Lady Justice tells the stories of smart and dedicated female attorneys fighting during the Trump presidency, with each chapter devoted to specific legal issues that include Trump’s Muslim ban, reproductive health, voter suppression, white supremacy, and sexual harassment. The focus is on the issues more than the individual attorneys, because as inspiring as these attorneys are, no lawyer or activist works alone. Lithwick shows us that legal activism is about careful research and analysis, coalition building, and many hours of work. But it’s also about vision and courage.
I appreciated that while Lithwick writes about women who are well known, like Anita Hill and Stacy Abrams, much of the book is about women who are less well known. I had the good fortune to sit across a table from one of them recently, Vanita Gupta, who is the Associate Attorney General in the U.S. Department of Justice.
One of the more interesting parts of the book was about the nominations of Clarence Thomas and Brett Kavanaugh, and the pervasive problem of sexual harassment among judges, who are nearly untouchable. Lithwick describes her own experience and also the experience of one of my favorite authors and former lawyer, Courtney Milan.
With a subject this broad, it would have been easy to get bogged down in details about cases and legal procedure. But I found the book a well-paced, engaging read. The stories in this book are told in a personal way and the issues are relevant and impactful. I took away a few things from this book. First, that smart, dedicated people can make a difference. But second, that the law is ever-changing, though slow-moving, and our rights can never be taken for granted.
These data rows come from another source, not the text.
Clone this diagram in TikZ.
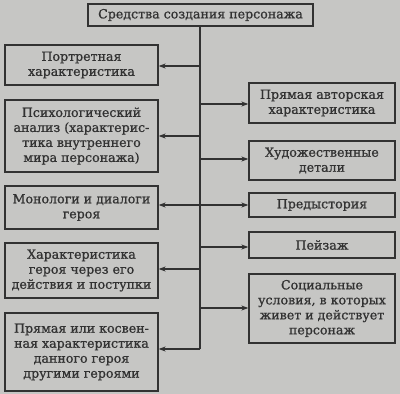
\documentclass[tikz,border=0pt]{standalone}
\usepackage{fontspec}
\setmainfont{DejaVu Serif}
\newfontfamily\boxfont{DejaVu Serif}[FakeBold=0.9]
\usetikzlibrary{arrows.meta}
\definecolor{bg}{RGB}{198,198,196}
\definecolor{ink}{RGB}{50,50,50}
\begin{document}
\begin{tikzpicture}[x=1pt,y=-1pt,
  box/.style={draw=ink,line width=1.3pt,fill=bg,text=ink,align=center,inner sep=0pt,
    font=\boxfont\fontsize{12.6}{15}\selectfont},
  arr/.style={draw=ink,line width=1.3pt,-{Stealth[length=7pt,width=5pt]}}]
\fill[bg] (0,0) rectangle (400,394);
\useasboundingbox (0,0) rectangle (400,394);
% top
\node[box,minimum width=225pt,minimum height=22pt] (top) at (200.5,15) {Средства создания персонажа};
% left column
\node[box,minimum width=153pt,minimum height=40pt] (l1) at (81.5,65) {Портретная\\характеристика};
\node[box,minimum width=153pt,minimum height=72pt] (l2) at (81.5,136) {Психологический\\анализ (характерис-\\тика внутреннего\\мира персонажа)};
\node[box,minimum width=153pt,minimum height=43pt] (l3) at (81.5,207.5) {Монологи и диалоги\\героя};
\node[box,minimum width=153pt,minimum height=55pt] (l4) at (81.5,270.5) {Характеристика\\героя через его\\действия и поступки};
\node[box,minimum width=153pt,minimum height=78pt] (l5) at (81.5,352) {Прямая или косвен-\\ная характеристика\\данного героя\\другими героями};
% right column
\node[box,minimum width=146pt,minimum height=40pt] (r1) at (322,103) {Прямая авторская\\характеристика};
\node[box,minimum width=146pt,minimum height=39pt] (r2) at (322,160.5) {Художественные\\детали};
\node[box,minimum width=146pt,minimum height=24pt] (r3) at (322,205) {Предыстория};
\node[box,minimum width=146pt,minimum height=26pt] (r4) at (322,245) {Пейзаж};
\node[box,minimum width=146pt,minimum height=69pt] (r5) at (322,308.5) {Социальные\\условия, в которых\\живет и действует\\персонаж};
% trunk
\coordinate (tb) at (200,349);
\draw[draw=ink,line width=1.3pt] (top.south -| tb) -- (tb);
\foreach \n/\yy in {l1/66,l2/136,l3/205,l4/269,l5/349}{
  \coordinate (c\n) at (200,\yy);
  \draw[arr] (c\n) -- (\n.east |- c\n);
}
\foreach \n/\yy in {r1/104,r2/159,r3/205,r4/247,r5/308}{
  \coordinate (c\n) at (200,\yy);
  \draw[arr] (c\n) -- (\n.west |- c\n);
}
\end{tikzpicture}
\end{document}
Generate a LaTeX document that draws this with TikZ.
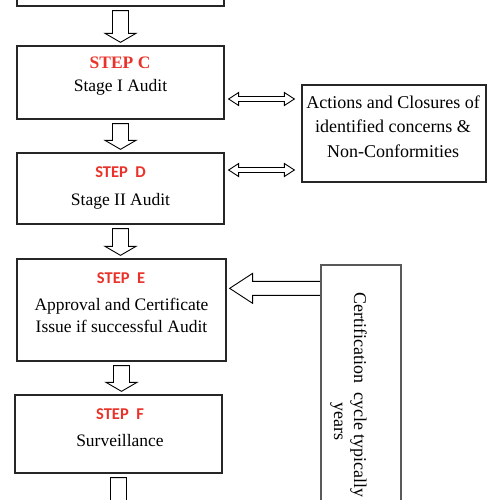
\documentclass[tikz,border=0pt]{standalone}
\usepackage{fontspec}
\setmainfont{Liberation Serif}
\newfontfamily\tagfont{Carlito}
\usetikzlibrary{calc}
\definecolor{stepred}{RGB}{233,51,42}

\tikzset{
  stepbox/.style={draw=black!85, line width=1.3pt, inner sep=0pt, minimum width=207pt},
  blockarrow/.style={draw=black, line width=0.9pt, fill=white, line join=miter},
  steptag/.style={anchor=base, text=stepred, font=\tagfont\bfseries\fontsize{16.5}{20}\selectfont},
  steptext/.style={anchor=base, align=center, font=\fontsize{17.5}{22}\selectfont},
  certtext/.style={rotate=-90, anchor=base west, inner sep=0pt, font=\fontsize{18}{22}\selectfont}
}

\newcommand{\downblock}[2]{%
  \draw[blockarrow] let \p1=(#1), \p2=(#2) in
    (\x1-8,\y1-4) -- (\x1+8,\y1-4) -- (\x1+8,\y2+12) -- (\x1+15.5,\y2+12)
    -- (\x1,\y2+3) -- (\x1-15.5,\y2+12) -- (\x1-8,\y2+12) -- cycle;}

\newcommand{\twoway}[2]{%
  \draw[blockarrow] let \p1=(#1), \p2=(#2) in
    (\x1,\y1) -- (\x1+10,\y1+6.5) -- (\x1+10,\y1+2.5) -- (\x2-17,\y1+2.5)
    -- (\x2-17,\y1+6.5) -- (\x2-7,\y1) -- (\x2-17,\y1-6.5) -- (\x2-17,\y1-2.5)
    -- (\x1+10,\y1-2.5) -- (\x1+10,\y1-6.5) -- cycle;}

\begin{document}
\begin{tikzpicture}[x=1pt,y=1pt]
\useasboundingbox (0,0) rectangle (500,-500);
\clip (0,0) rectangle (500,-500);

% boxes of the steps
\node[stepbox, minimum height=72pt] (stepb) at (120.5,30) {};
\node[stepbox, minimum height=73pt] (stepc) at (120.5,-82.5) {};
\node[stepbox, minimum height=71pt] (stepd) at (120.5,-188.5) {};
\node[stepbox, minimum height=102pt, minimum width=209pt] (stepe) at (121.5,-310) {};
\node[stepbox, minimum height=78pt] (stepf) at (118.5,-434) {};
\coordinate (nextstep) at (118.5,-540);

% side boxes
\node[stepbox, minimum height=97pt, minimum width=184pt] (actions) at (394,-133.5) {};
\node[stepbox, draw=black!65, minimum height=300pt, minimum width=80pt] (cert) at (361,-415) {};

% texts
\node[steptag, font=\bfseries\fontsize{17.5}{20}\selectfont] (tagc) at (120,-68.5) {STEP C};
\node[steptext] (textc) at (120.5,-92) {Stage I Audit};
\node[steptag] (tagd) at (120.5,-177) {STEP\ \ D};
\node[steptext] (textd) at (120.5,-205) {Stage II Audit};
\node[steptag] (tage) at (121,-283) {STEP\ \ E};
\node[steptext] (texte) at (121.5,-332) {Approval and Certificate\\Issue if successful Audit};
\node[steptag] (tagf) at (120,-419) {STEP\ \ F};
\node[steptext] (textf) at (120,-446) {Surveillance};
\node[steptext, font=\fontsize{18}{24.7}\selectfont] (actionstext) at (393,-157.5)
  {Actions and Closures of\\identified concerns \&\\Non-Conformities};
\node[certtext] (certline) at (354,-292) {Certification\ \ cycle typically};
\node[certtext] (certyears) at (334,-402) {years};

% arrows
\downblock{stepb.south}{stepc.north}
\downblock{stepc.south}{stepd.north}
\downblock{stepd.south}{stepe.north}
\downblock{stepe.south}{stepf.north}
\downblock{stepf.south}{nextstep}
\twoway{[shift={(4,-16.5)}]stepc.east}{actions.west}
\twoway{[shift={(4,18.5)}]stepd.east}{actions.west}
\draw[blockarrow] let \p1=([yshift=-24pt]cert.north west), \p2=(stepe.east) in
  (\x1-0.6,\y1+7) -- (\x2+26,\y1+7) -- (\x2+26,\y1+15) -- (\x2+3,\y1)
  -- (\x2+26,\y1-15) -- (\x2+26,\y1-7) -- (\x1-0.6,\y1-7);
\end{tikzpicture}
\end{document}
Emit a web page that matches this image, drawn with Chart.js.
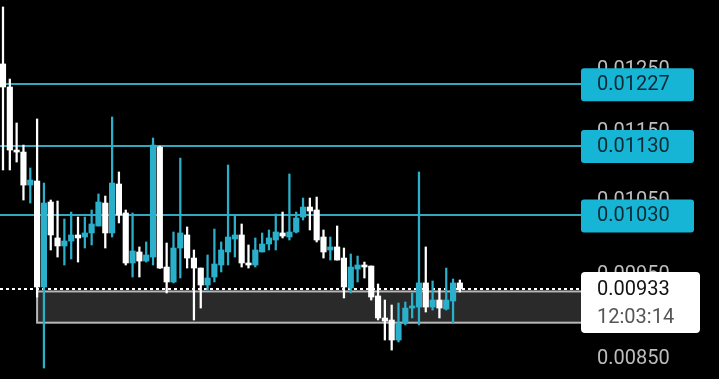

This is both hopeful and terrifying at the same time. I got into government work for exactly that reason — it’s possible to make a difference, but only slowly and incrementally, and it takes a lot of work.
Two short years after Donald Trump left office, we face new headwinds that threaten to leave American women vulnerable in ways we could barely have imagined when Whole Women’s Health was argued… But women are not without legal and constitutional resources to fight back. Female lawyers know this fight intimately; they’ve been doing this work for decades. This is their playbook. This is the task ahead.Dahlia Lithwick, Lady Justice
I don’t love the book’s title or the hot pink cover – I think many books are marketed to women in a way that excludes men and diminishes the seriousness of the content. Unfortunately, this is not a book just for women, it’s a book for anyone who needs hope right now in our legal system and it also presents some much-needed pathways for bringing about change.
I imagine most people who go to law school do so because of an attorney they admire – without that, it’s a daunting journey! For me, over 25 years ago, that person was Thurgood Marshall, with his fight to desegregate schools and his accomplishments as the first black Supreme Court Justice. Today I’m sure many would point to Ruth Bader Ginsburg or Sonia Sotomayor. And in the coming years, I expect the women featured in this book will point many more young people towards the law.